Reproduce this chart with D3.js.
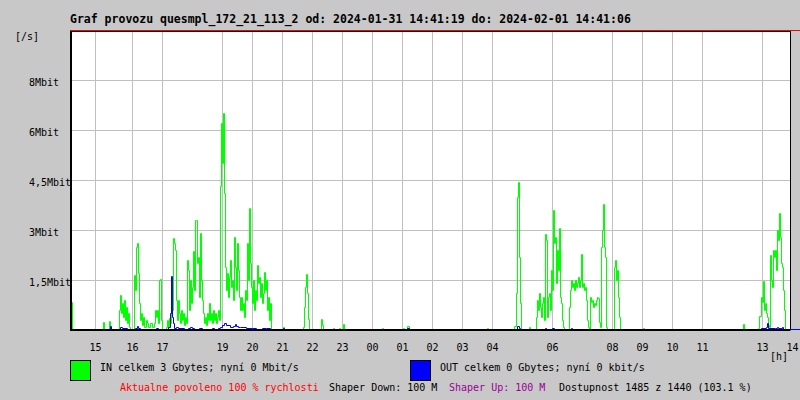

·····

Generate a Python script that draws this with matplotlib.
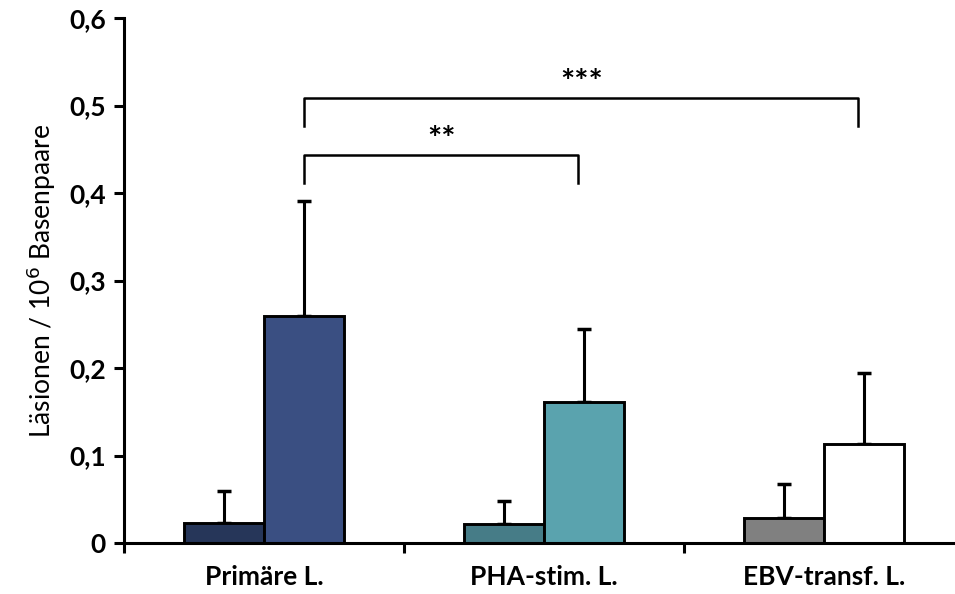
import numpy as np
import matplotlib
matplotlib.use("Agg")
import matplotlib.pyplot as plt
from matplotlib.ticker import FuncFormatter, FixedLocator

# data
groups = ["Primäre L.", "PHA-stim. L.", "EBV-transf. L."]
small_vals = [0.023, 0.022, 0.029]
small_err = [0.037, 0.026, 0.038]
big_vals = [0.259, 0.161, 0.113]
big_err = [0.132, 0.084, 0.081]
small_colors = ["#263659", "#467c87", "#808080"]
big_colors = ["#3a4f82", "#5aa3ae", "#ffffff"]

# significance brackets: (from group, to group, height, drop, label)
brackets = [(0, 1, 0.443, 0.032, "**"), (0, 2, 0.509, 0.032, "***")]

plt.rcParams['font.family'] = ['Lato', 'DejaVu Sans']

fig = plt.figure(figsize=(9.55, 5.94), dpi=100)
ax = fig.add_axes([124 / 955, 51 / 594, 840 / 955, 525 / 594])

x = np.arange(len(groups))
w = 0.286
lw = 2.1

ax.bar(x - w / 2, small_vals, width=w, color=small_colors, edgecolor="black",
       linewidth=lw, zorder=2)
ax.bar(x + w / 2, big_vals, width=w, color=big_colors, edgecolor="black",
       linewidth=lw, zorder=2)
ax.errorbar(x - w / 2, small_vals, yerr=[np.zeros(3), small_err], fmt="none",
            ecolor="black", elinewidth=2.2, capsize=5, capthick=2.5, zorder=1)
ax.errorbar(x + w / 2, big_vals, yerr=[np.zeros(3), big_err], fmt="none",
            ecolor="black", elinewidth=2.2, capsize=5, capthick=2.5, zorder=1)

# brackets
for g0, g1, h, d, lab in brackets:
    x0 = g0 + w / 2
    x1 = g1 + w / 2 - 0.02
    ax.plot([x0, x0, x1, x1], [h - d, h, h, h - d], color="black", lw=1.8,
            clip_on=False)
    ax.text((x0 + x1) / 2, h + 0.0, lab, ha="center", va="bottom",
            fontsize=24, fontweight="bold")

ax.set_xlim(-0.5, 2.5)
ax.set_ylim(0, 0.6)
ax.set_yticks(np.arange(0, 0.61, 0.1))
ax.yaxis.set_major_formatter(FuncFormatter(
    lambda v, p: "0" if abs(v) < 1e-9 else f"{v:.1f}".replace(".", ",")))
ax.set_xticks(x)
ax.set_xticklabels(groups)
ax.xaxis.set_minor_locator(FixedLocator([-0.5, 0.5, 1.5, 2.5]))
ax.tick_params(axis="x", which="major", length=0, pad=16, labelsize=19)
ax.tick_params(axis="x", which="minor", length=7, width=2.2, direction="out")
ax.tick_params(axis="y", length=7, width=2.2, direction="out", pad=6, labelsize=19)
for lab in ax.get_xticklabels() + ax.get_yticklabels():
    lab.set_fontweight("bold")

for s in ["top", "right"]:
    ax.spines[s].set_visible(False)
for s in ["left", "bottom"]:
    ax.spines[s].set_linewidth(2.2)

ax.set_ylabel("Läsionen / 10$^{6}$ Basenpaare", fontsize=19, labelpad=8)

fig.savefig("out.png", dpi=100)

·····

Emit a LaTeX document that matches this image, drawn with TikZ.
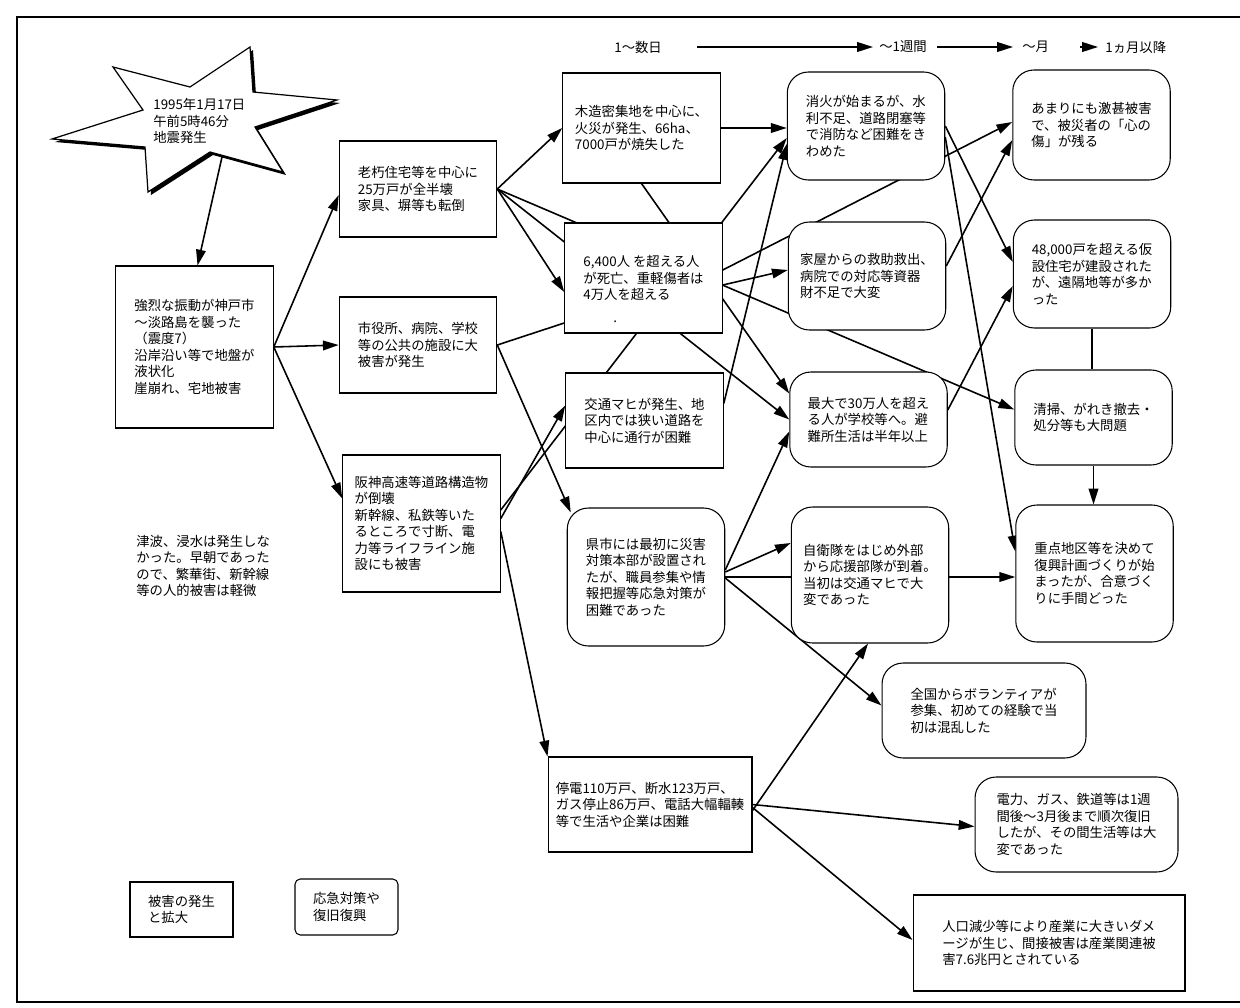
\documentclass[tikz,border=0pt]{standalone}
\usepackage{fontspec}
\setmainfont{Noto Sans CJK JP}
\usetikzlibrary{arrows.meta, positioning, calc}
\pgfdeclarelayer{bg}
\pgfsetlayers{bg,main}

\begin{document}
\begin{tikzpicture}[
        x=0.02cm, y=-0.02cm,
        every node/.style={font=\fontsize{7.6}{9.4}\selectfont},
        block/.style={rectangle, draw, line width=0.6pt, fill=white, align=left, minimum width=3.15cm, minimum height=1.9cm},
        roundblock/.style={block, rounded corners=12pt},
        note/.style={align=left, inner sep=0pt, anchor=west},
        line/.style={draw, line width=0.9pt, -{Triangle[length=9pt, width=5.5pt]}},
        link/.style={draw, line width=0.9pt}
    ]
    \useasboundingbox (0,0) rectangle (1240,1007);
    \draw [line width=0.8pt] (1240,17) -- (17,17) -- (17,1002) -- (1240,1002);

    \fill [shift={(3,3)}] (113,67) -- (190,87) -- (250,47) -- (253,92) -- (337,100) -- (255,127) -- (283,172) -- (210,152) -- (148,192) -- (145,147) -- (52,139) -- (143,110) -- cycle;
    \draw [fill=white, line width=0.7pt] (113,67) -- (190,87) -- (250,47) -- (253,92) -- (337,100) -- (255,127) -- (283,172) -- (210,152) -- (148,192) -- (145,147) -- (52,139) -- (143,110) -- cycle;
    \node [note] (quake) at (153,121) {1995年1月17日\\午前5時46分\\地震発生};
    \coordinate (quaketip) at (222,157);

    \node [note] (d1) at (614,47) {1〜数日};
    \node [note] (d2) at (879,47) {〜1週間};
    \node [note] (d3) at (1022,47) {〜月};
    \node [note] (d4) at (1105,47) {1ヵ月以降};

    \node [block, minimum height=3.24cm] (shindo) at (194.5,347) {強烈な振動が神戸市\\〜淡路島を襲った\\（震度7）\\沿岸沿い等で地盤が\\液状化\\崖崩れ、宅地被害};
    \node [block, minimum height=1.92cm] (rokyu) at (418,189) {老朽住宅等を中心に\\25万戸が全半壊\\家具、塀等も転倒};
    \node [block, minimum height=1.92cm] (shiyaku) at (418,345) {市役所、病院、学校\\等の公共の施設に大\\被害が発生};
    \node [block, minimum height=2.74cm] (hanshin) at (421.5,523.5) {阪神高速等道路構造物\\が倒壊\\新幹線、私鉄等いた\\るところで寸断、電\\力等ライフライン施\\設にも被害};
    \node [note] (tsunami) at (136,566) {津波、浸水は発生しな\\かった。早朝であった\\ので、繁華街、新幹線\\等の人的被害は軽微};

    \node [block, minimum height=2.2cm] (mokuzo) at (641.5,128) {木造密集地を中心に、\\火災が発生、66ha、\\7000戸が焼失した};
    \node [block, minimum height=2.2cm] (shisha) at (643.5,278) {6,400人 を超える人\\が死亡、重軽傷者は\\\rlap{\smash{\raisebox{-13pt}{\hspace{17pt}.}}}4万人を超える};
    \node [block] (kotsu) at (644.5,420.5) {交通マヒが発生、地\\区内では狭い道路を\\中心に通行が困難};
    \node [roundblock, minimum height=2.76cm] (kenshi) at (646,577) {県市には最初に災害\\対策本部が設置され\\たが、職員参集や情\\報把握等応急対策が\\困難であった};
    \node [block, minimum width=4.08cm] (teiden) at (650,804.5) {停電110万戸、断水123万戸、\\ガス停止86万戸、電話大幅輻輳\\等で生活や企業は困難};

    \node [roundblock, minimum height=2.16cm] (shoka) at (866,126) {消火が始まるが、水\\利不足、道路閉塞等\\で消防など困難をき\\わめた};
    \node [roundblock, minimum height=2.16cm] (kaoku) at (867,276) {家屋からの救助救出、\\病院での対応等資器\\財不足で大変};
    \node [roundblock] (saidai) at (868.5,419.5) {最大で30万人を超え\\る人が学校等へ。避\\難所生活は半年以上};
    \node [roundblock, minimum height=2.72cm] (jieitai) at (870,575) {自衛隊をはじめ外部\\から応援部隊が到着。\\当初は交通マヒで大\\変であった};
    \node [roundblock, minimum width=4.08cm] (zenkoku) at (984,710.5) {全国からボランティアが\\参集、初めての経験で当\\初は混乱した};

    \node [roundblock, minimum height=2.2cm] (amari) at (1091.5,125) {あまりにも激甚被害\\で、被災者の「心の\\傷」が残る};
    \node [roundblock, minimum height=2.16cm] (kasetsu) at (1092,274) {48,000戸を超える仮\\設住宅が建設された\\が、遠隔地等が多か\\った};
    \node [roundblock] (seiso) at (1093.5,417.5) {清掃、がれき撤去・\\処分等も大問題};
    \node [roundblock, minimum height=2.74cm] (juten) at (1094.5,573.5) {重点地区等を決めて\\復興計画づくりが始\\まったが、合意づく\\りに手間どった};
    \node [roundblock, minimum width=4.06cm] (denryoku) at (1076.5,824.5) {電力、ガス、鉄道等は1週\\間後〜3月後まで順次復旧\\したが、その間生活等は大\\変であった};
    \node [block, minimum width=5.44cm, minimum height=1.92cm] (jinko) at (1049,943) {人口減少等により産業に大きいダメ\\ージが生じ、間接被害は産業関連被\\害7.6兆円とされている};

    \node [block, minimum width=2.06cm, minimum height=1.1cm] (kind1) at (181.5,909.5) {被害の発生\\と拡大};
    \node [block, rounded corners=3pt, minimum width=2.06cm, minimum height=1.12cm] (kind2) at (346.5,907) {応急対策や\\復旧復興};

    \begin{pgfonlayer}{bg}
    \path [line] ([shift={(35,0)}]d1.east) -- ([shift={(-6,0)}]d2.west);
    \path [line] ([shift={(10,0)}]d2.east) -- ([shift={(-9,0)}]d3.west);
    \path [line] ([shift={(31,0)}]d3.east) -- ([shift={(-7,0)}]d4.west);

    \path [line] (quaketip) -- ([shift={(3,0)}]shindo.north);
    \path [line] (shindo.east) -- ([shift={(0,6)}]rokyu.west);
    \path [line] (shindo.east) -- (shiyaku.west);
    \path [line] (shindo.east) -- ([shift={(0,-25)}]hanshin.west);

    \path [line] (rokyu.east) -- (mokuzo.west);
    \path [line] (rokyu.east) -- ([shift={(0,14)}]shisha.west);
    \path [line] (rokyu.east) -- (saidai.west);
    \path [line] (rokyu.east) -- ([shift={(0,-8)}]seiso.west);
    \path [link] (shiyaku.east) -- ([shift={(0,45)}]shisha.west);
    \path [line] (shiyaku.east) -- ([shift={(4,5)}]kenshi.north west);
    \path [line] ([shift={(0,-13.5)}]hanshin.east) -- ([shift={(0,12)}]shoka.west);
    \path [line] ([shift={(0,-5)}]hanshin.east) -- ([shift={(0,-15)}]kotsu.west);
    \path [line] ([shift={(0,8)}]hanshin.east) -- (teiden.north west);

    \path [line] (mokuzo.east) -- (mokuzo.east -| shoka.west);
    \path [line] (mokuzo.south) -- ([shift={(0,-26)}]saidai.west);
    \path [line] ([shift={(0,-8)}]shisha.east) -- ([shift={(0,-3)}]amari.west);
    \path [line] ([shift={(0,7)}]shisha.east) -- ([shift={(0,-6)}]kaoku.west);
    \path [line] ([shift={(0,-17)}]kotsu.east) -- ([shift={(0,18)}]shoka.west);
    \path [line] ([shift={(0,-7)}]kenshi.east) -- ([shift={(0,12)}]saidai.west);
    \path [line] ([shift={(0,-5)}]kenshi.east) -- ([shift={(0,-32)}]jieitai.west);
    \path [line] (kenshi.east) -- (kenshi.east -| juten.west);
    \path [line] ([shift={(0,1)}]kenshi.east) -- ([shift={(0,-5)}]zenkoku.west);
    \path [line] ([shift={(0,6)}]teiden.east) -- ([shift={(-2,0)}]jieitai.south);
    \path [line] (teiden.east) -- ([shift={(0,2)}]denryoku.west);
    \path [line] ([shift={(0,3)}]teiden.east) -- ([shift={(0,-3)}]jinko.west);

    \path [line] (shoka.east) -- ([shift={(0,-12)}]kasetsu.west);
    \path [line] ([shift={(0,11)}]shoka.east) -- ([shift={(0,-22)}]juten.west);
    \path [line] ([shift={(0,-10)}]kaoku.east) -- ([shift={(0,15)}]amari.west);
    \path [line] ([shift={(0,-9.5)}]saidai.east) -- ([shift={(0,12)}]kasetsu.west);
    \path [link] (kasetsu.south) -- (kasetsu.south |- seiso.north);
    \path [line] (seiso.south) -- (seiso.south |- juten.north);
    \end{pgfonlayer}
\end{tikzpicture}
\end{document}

·····

● **Exercise requirements**: Looking above, find the stretch of lines that opens with the one holding "Emit a LaTeX" and closes with the one holding "[note] (d4) at". Copy it exactly, pictures excluded.

● **Exercise response**:
Emit a LaTeX document that matches this image, drawn with TikZ.
\documentclass[tikz,border=0pt]{standalone}
\usepackage{fontspec}
\setmainfont{Noto Sans CJK JP}
\usetikzlibrary{arrows.meta, positioning, calc}
\pgfdeclarelayer{bg}
\pgfsetlayers{bg,main}

\begin{document}
\begin{tikzpicture}[
        x=0.02cm, y=-0.02cm,
        every node/.style={font=\fontsize{7.6}{9.4}\selectfont},
        block/.style={rectangle, draw, line width=0.6pt, fill=white, align=left, minimum width=3.15cm, minimum height=1.9cm},
        roundblock/.style={block, rounded corners=12pt},
        note/.style={align=left, inner sep=0pt, anchor=west},
        line/.style={draw, line width=0.9pt, -{Triangle[length=9pt, width=5.5pt]}},
        link/.style={draw, line width=0.9pt}
    ]
    \useasboundingbox (0,0) rectangle (1240,1007);
    \draw [line width=0.8pt] (1240,17) -- (17,17) -- (17,1002) -- (1240,1002);

    \fill [shift={(3,3)}] (113,67) -- (190,87) -- (250,47) -- (253,92) -- (337,100) -- (255,127) -- (283,172) -- (210,152) -- (148,192) -- (145,147) -- (52,139) -- (143,110) -- cycle;
    \draw [fill=white, line width=0.7pt] (113,67) -- (190,87) -- (250,47) -- (253,92) -- (337,100) -- (255,127) -- (283,172) -- (210,152) -- (148,192) -- (145,147) -- (52,139) -- (143,110) -- cycle;
    \node [note] (quake) at (153,121) {1995年1月17日\\午前5時46分\\地震発生};
    \coordinate (quaketip) at (222,157);

    \node [note] (d1) at (614,47) {1〜数日};
    \node [note] (d2) at (879,47) {〜1週間};
    \node [note] (d3) at (1022,47) {〜月};
    \node [note] (d4) at (1105,47) {1ヵ月以降};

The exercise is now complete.